Stated exercise: Without the pictures, can you quote each line below exactly?

Supplied information:

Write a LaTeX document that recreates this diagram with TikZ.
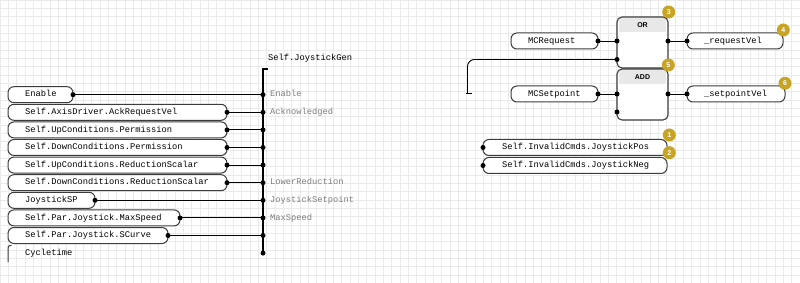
\documentclass[tikz,border=0pt]{standalone}
\usepackage{fontspec}
\setmainfont{Liberation Sans}
\setmonofont{Liberation Mono}
\definecolor{gridgray}{RGB}{234,234,234}
\definecolor{boxedge}{RGB}{60,60,60}
\definecolor{headgray}{RGB}{232,232,232}
\definecolor{pingray}{RGB}{125,125,125}
\definecolor{badgegold}{RGB}{200,164,36}
\begin{document}
\begin{tikzpicture}[x=1pt,y=-1pt,
  every node/.style={inner sep=0pt, outer sep=0pt},
  mono/.style={font=\ttfamily\fontsize{8.75}{10}\selectfont, text height=6.2pt, text depth=1.8pt},
  vbox/.style={mono, draw=boxedge, line width=1pt, rounded corners=6pt, fill=white,
    minimum height=16pt, anchor=west, align=left, inner xsep=17pt, text width=#1},
  pin/.style={mono, text=pingray, anchor=west},
  dot/.style={circle, fill=black, minimum size=5pt},
  wire/.style={draw=black, line width=0.9pt},
  busline/.style={draw=black, line width=1.2pt},
  blockbody/.style={fill=white, minimum width=51pt, minimum height=51pt},
  blockline/.style={draw=boxedge, line width=1.1pt, rounded corners=5pt},
  blockhead/.style={fill=headgray, minimum width=47pt, minimum height=14pt,
    font=\bfseries\fontsize{7}{8}\selectfont},
  badge/.style={circle, fill=badgegold, minimum size=13pt, text=white,
    font=\bfseries\fontsize{7}{8}\selectfont}
]
\useasboundingbox (0,0) rectangle (800,283);
\fill[white] (0,0) rectangle (800,283);

% background grid
\foreach \i in {0,...,96} \draw[gridgray, line width=0.5pt] (\i*8.333,0) -- (\i*8.333,283);
\foreach \j in {0,...,34} \draw[gridgray, line width=0.5pt] (0,\j*8.333) -- (800,\j*8.333);

% ---------- Self.JoystickGen and its inputs ----------
\node[mono, anchor=west] (title) at (268,58) {Self.JoystickGen};

\node[vbox=31pt]  (inA) at (8,94.7)  {Enable};
\node[vbox=185pt] (inB) at (8,112.3) {Self.AxisDriver.AckRequestVel};
\node[vbox=185pt] (inC) at (8,129.9) {Self.UpConditions.Permission};
\node[vbox=185pt] (inD) at (8,147.5) {Self.DownConditions.Permission};
\node[vbox=185pt] (inE) at (8,165.1) {Self.UpConditions.ReductionScalar};
\node[vbox=185pt] (inF) at (8,182.7) {Self.DownConditions.ReductionScalar};
\node[vbox=53pt]  (inG) at (8,200.3) {JoystickSP};
\node[vbox=138pt] (inH) at (8,217.9) {Self.Par.Joystick.MaxSpeed};
\node[vbox=126pt] (inI) at (8,235.5) {Self.Par.Joystick.SCurve};
\node[mono, anchor=west] (inJ) at (25,253.1) {Cycletime};
\draw[draw=boxedge, line width=1pt] (8,262) -- (8,249) .. controls (8,246) .. (11.5,245.3);

% bus
\coordinate (bustop) at (263,69);
\foreach \n/\y in {A/94.7,B/112.3,C/129.9,D/147.5,E/165.1,F/182.7,G/200.3,H/217.9,I/235.5,J/253.1}
  \node[dot] (bus\n) at (263,\y) {};
\draw[busline] (bustop) -- (busJ.center);
\draw[busline] ([xshift=-1pt]bustop) -- ++(6,0);

% pins on the bus
\node[pin] (pinA) at (270,94.7)  {Enable};
\node[pin] (pinB) at (270,112.3) {Acknowledged};
\node[pin] (pinF) at (270,182.7) {LowerReduction};
\node[pin] (pinG) at (270,200.3) {JoystickSetpoint};
\node[pin] (pinH) at (270,217.9) {MaxSpeed};

% wires from inputs to bus
\foreach \n in {A,B,C,D,E,F,G,H,I} {
  \node[dot] (out\n) at (in\n.east) {};
  \draw[wire] (out\n.center) -- (bus\n.center);
}

% ---------- OR / ADD blocks ----------
\node[blockbody] (orblk)  at (642.5,42.5) {};
\node[blockbody] (addblk) at (642.5,94.5) {};
\node[blockhead] (orhd)  at (642.5,25)  {OR};
\node[blockhead] (addhd) at (642.5,77)  {ADD};
\draw[blockline] (orblk.north west) rectangle (orblk.south east);
\draw[blockline] (addblk.north west) rectangle (addblk.south east);

% OR inputs / output
\node[vbox=53pt] (mcreq) at (511,41) {MCRequest};
\node[dot] (mcreqo) at (mcreq.east) {};
\node[dot] (orin1) at (617,41) {};
\node[dot] (orin2) at (617,59.5) {};
\node[dot] (orout) at (668,41) {};
\draw[wire] (mcreqo.center) -- (orin1.center);
\coordinate (loose) at (467.5,93.5);
\draw[wire, rounded corners=7pt] (orin2.center) -| (loose);
\draw[wire] ([xshift=-1.5pt]loose) -- ++(6,0);

\node[vbox=62pt] (reqv) at (687,41) {\_requestVel};
\node[dot] (reqvi) at (reqv.west) {};
\draw[wire] (orout.center) -- (reqvi.center);

% ADD inputs / output
\node[vbox=53pt] (mcset) at (511,94) {MCSetpoint};
\node[dot] (mcseto) at (mcset.east) {};
\node[dot] (addin1) at (617,94) {};
\node[dot] (addin2) at (617,112) {};
\node[dot] (addout) at (668,94) {};
\draw[wire] (mcseto.center) -- (addin1.center);

\node[vbox=64pt] (setv) at (687,94) {\_setpointVel};
\node[dot] (setvi) at (setv.west) {};
\draw[wire] (addout.center) -- (setvi.center);

% ---------- invalid command flags ----------
\node[vbox=146pt, inner xsep=19pt] (jpos) at (483,147.5) {Self.InvalidCmds.JoystickPos};
\node[vbox=146pt, inner xsep=19pt] (jneg) at (483,165.5) {Self.InvalidCmds.JoystickNeg};
\node[dot] (jposi) at (jpos.west) {};
\node[dot] (jnegi) at (jneg.west) {};

% ---------- execution order badges ----------
\node[badge] (b1) at (669.3,135)   {1};
\node[badge] (b2) at (669.3,152.7) {2};
\node[badge] (b3) at (668.7,12)    {3};
\node[badge] (b4) at (783.3,30)    {4};
\node[badge] (b5) at (668.3,65)    {5};
\node[badge] (b6) at (785,83.3)    {6};
\end{tikzpicture}
\end{document}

Output:
Write a LaTeX document that recreates this diagram with TikZ.
\documentclass[tikz,border=0pt]{standalone}
\usepackage{fontspec}
\setmainfont{Liberation Sans}
\setmonofont{Liberation Mono}
\definecolor{gridgray}{RGB}{234,234,234}
\definecolor{boxedge}{RGB}{60,60,60}
\definecolor{headgray}{RGB}{232,232,232}
\definecolor{pingray}{RGB}{125,125,125}
\definecolor{badgegold}{RGB}{200,164,36}
\begin{document}
\begin{tikzpicture}[x=1pt,y=-1pt,
  every node/.style={inner sep=0pt, outer sep=0pt},
  mono/.style={font=\ttfamily\fontsize{8.75}{10}\selectfont, text height=6.2pt, text depth=1.8pt},
  vbox/.style={mono, draw=boxedge, line width=1pt, rounded corners=6pt, fill=white,
    minimum height=16pt, anchor=west, align=left, inner xsep=17pt, text width=#1},
  pin/.style={mono, text=pingray, anchor=west},
  dot/.style={circle, fill=black, minimum size=5pt},
  wire/.style={draw=black, line width=0.9pt},
  busline/.style={draw=black, line width=1.2pt},
  blockbody/.style={fill=white, minimum width=51pt, minimum height=51pt},
  blockline/.style={draw=boxedge, line width=1.1pt, rounded corners=5pt},
  blockhead/.style={fill=headgray, minimum width=47pt, minimum height=14pt,
    font=\bfseries\fontsize{7}{8}\selectfont},
  badge/.style={circle, fill=badgegold, minimum size=13pt, text=white,
    font=\bfseries\fontsize{7}{8}\selectfont}
]
\useasboundingbox (0,0) rectangle (800,283);
\fill[white] (0,0) rectangle (800,283);

% background grid
\foreach \i in {0,...,96} \draw[gridgray, line width=0.5pt] (\i*8.333,0) -- (\i*8.333,283);
\foreach \j in {0,...,34} \draw[gridgray, line width=0.5pt] (0,\j*8.333) -- (800,\j*8.333);

% ---------- Self.JoystickGen and its inputs ----------
\node[mono, anchor=west] (title) at (268,58) {Self.JoystickGen};

\node[vbox=31pt]  (inA) at (8,94.7)  {Enable};
\node[vbox=185pt] (inB) at (8,112.3) {Self.AxisDriver.AckRequestVel};
\node[vbox=185pt] (inC) at (8,129.9) {Self.UpConditions.Permission};
\node[vbox=185pt] (inD) at (8,147.5) {Self.DownConditions.Permission};
\node[vbox=185pt] (inE) at (8,165.1) {Self.UpConditions.ReductionScalar};
\node[vbox=185pt] (inF) at (8,182.7) {Self.DownConditions.ReductionScalar};
\node[vbox=53pt]  (inG) at (8,200.3) {JoystickSP};
\node[vbox=138pt] (inH) at (8,217.9) {Self.Par.Joystick.MaxSpeed};
\node[vbox=126pt] (inI) at (8,235.5) {Self.Par.Joystick.SCurve};
\node[mono, anchor=west] (inJ) at (25,253.1) {Cycletime};
\draw[draw=boxedge, line width=1pt] (8,262) -- (8,249) .. controls (8,246) .. (11.5,245.3);

% bus
\coordinate (bustop) at (263,69);
\foreach \n/\y in {A/94.7,B/112.3,C/129.9,D/147.5,E/165.1,F/182.7,G/200.3,H/217.9,I/235.5,J/253.1}
  \node[dot] (bus\n) at (263,\y) {};
\draw[busline] (bustop) -- (busJ.center);
\draw[busline] ([xshift=-1pt]bustop) -- ++(6,0);

% pins on the bus
\node[pin] (pinA) at (270,94.7)  {Enable};
\node[pin] (pinB) at (270,112.3) {Acknowledged};
\node[pin] (pinF) at (270,182.7) {LowerReduction};
\node[pin] (pinG) at (270,200.3) {JoystickSetpoint};
\node[pin] (pinH) at (270,217.9) {MaxSpeed};

% wires from inputs to bus
\foreach \n in {A,B,C,D,E,F,G,H,I} {
  \node[dot] (out\n) at (in\n.east) {};
  \draw[wire] (out\n.center) -- (bus\n.center);
}

% ---------- OR / ADD blocks ----------
\node[blockbody] (orblk)  at (642.5,42.5) {};
\node[blockbody] (addblk) at (642.5,94.5) {};
\node[blockhead] (orhd)  at (642.5,25)  {OR};
\node[blockhead] (addhd) at (642.5,77)  {ADD};
\draw[blockline] (orblk.north west) rectangle (orblk.south east);
\draw[blockline] (addblk.north west) rectangle (addblk.south east);

% OR inputs / output
\node[vbox=53pt] (mcreq) at (511,41) {MCRequest};
\node[dot] (mcreqo) at (mcreq.east) {};
\node[dot] (orin1) at (617,41) {};
\node[dot] (orin2) at (617,59.5) {};
\node[dot] (orout) at (668,41) {};
\draw[wire] (mcreqo.center) -- (orin1.center);
\coordinate (loose) at (467.5,93.5);
\draw[wire, rounded corners=7pt] (orin2.center) -| (loose);
\draw[wire] ([xshift=-1.5pt]loose) -- ++(6,0);

\node[vbox=62pt] (reqv) at (687,41) {\_requestVel};
\node[dot] (reqvi) at (reqv.west) {};
\draw[wire] (orout.center) -- (reqvi.center);

% ADD inputs / output
\node[vbox=53pt] (mcset) at (511,94) {MCSetpoint};
\node[dot] (mcseto) at (mcset.east) {};
\node[dot] (addin1) at (617,94) {};
\node[dot] (addin2) at (617,112) {};
\node[dot] (addout) at (668,94) {};
\draw[wire] (mcseto.center) -- (addin1.center);

\node[vbox=64pt] (setv) at (687,94) {\_setpointVel};
\node[dot] (setvi) at (setv.west) {};
\draw[wire] (addout.center) -- (setvi.center);

% ---------- invalid command flags ----------
\node[vbox=146pt, inner xsep=19pt] (jpos) at (483,147.5) {Self.InvalidCmds.JoystickPos};
\node[vbox=146pt, inner xsep=19pt] (jneg) at (483,165.5) {Self.InvalidCmds.JoystickNeg};
\node[dot] (jposi) at (jpos.west) {};
\node[dot] (jnegi) at (jneg.west) {};

% ---------- execution order badges ----------
\node[badge] (b1) at (669.3,135)   {1};
\node[badge] (b2) at (669.3,152.7) {2};
\node[badge] (b3) at (668.7,12)    {3};
\node[badge] (b4) at (783.3,30)    {4};
\node[badge] (b5) at (668.3,65)    {5};
\node[badge] (b6) at (785,83.3)    {6};
\end{tikzpicture}
\end{document}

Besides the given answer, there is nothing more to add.